Un padre cena con su familia en un restaurant. El mozo le pregunta “¿Boleta o factura?”. Le pide “una facturita”. Uno de los hijos le increpa: “Papá, ¿es correcto pedir factura para tus gastos personales?”. “Tienes razón hijo, hagamos lo correcto”. Y entonces pide una boleta. Con ese spot publicitario la SUNAT pretende hacernos sentir mal por no “colaborar” con su labor de esquilmarnos con impuestos.
El spot me genera indignación. La manera como el Estado usa sus facultades tributarias está muy lejos de “hacer lo correcto”. Fija, sin explicación, las tasas de los impuestos (el 18% de IGV está entre los más altos del mundo). Define como le provoca qué es gasto para efectos del impuesto a la renta. Presume la existencia de ingresos simplemente para reducirse su trabajo de fiscalización. Nos impone trámites absurdos o nos fuerza a organizar la contabilidad de las empresas de la forma como se le ocurre. Y, en el colmo del despropósito, nos obliga a cobrar a nuestros proveedores y clientes los impuestos que la SUNAT debe cobrar, sin compensarnos por lo que nos cuesta “darle una ayudadita”. Como dijo Albert Einstein, “lo más difícil de entender en este mundo es el impuesto sobre la renta”.
Y todo para descubrir que nuestros impuestos (esos que supuestamente es incorrecto no pagar) se usan para llenar los bolsillos de funcionarios corruptos en la ejecución de obras y contratos públicos a lo largo y ancho del país. Son usados para crear bandas criminales en las regiones que defienden el uso ilícito de los fondos públicos, asesinando a sus rivales políticos. Son gastados en construcción de monumentos a la papa, a la bolichera, al puma, a la familia del alcalde y hasta al árbitro en pueblos que no tienen agua ni desagüe.
Vemos congresistas desfilando por la comisión de ética, lo que significa que parte de nuestros impuestos son invertidos en conductas indebidas, mientras otra parte se gasta en aparatos burocráticos irracionales, que crean trámites costosos que reducen la inversión, el tiempo, el bienestar y el ánimo de los contribuyentes forzados a financiarlos.
Los servicios del Estado son paupérrimos. La seguridad pública es torpedeada por los propios policías que deben protegernos. Y en el Poder Judicial la justicia es lo más injusto imaginable.
Por eso indigna que se use un supuesto argumento moral (utilizando como vehículo la vergüenza que un hijo hace pasar a un padre) para justificar un cobro que en sí mismo no tiene una base moral a la luz de los hechos.

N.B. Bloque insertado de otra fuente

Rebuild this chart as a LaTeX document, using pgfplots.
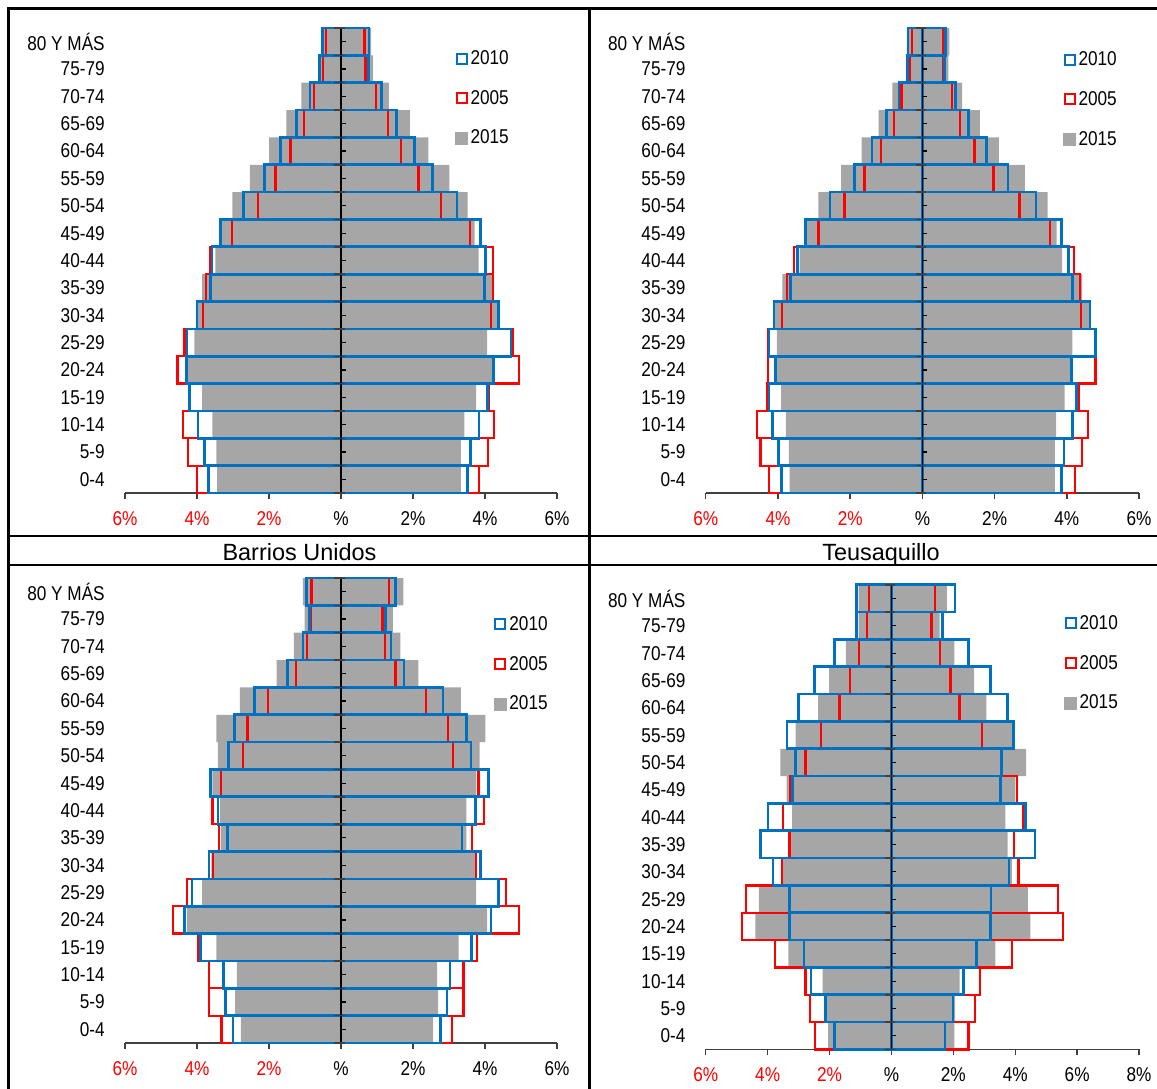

La frase “No taxation without representation” (“no hay impuesto sin representación”), acuñada en el siglo dieciocho, fue uno de los slogans que impulso la revolución independentista de las colonias norteamericanas contra la dominación británica. Y es que la base de los impuestos está en la legitimación de quien los cobra y los gasta.
Un impuesto no tiene base moral en la reprimenda de un hijo a su padre, sino en la eficacia del Estado para cobrarlo con justicia y usarlo en beneficio del bien común. La justicia de un impuesto no se define por su pago oportuno sino por su buen uso. Lamentablemente, como dice O’Rourke “Al Estado le interesa la gente de la misma forma que a las pulgas les interesan los perros.”
Lo cierto es que nadie se siente representado en las decisiones de cobro y gasto de nuestros impuestos. Ello conduce a un esquema en el que pagar impuestos nace de una obligación meramente legal: estoy forzado a hacerlo. No nos sentimos moralmente comprometidos con un Estado que no se comporta moralmente, pero que pretende usar argumentos morales para que lo alimentemos de recursos. En los impuestos vemos solo un daño, no un beneficio. Como dijo Will Rogers, “la diferencia entre la muerte y los impuestos es que la muerte no empeora cada vez que el Congreso se reúne.”